Scientists – including one of Indian origin – have developed flexible, battery-powered heating patches that can be sewn into clothes and keep the body warm. The researchers from Rutgers University and Oregon State University in the US found a cost-effective way to create the patches by using intense pulses of light to fuse tiny silver wires with polyester.
Their heating performance is nearly 70 per cent higher than similar patches created by other researchers, according to the study published in the journal Scientific Reports. “This is important in the built environment, where we waste lots of energy by heating buildings – instead of selectively heating the human body,” said Rajiv Malhotra, an assistant professor at Rutgers University-New Brunswick. It is estimated that 47 per cent of global energy is used for indoor heating, and 42 per cent of that energy is wasted to heat empty space and objects instead of people, the study notes.

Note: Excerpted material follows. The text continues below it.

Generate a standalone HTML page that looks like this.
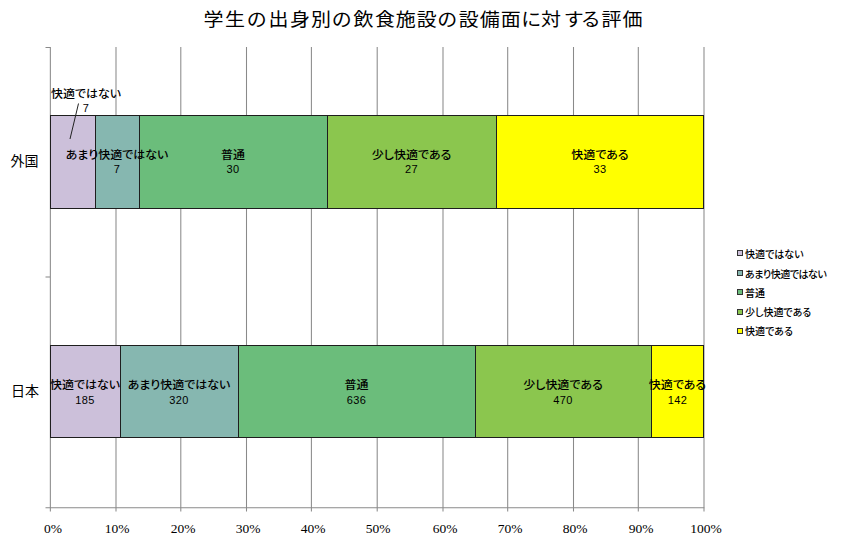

Solving the global energy crisis – a major contributor to global warming – would require a sharp reduction in energy for indoor heating. Personal thermal management, which focuses on heating the human body as needed, is an emerging potential solution. Such patches may also someday help warm anyone who works or plays outdoors, researchers said. They created highly efficient, flexible, durable and inexpensive heating patches by using “intense pulsed-light sintering” to fuse silver nanowires – thousands of times thinner than a human hair – to polyester fibers, using pulses of high-energy light.
Next steps include seeing if this method can be used to create other smart fabrics, including patch-based sensors and circuits. The engineers also want to determine how many patches would be needed and where they should be placed on people to keep them comfortable while reducing indoor energy consumption.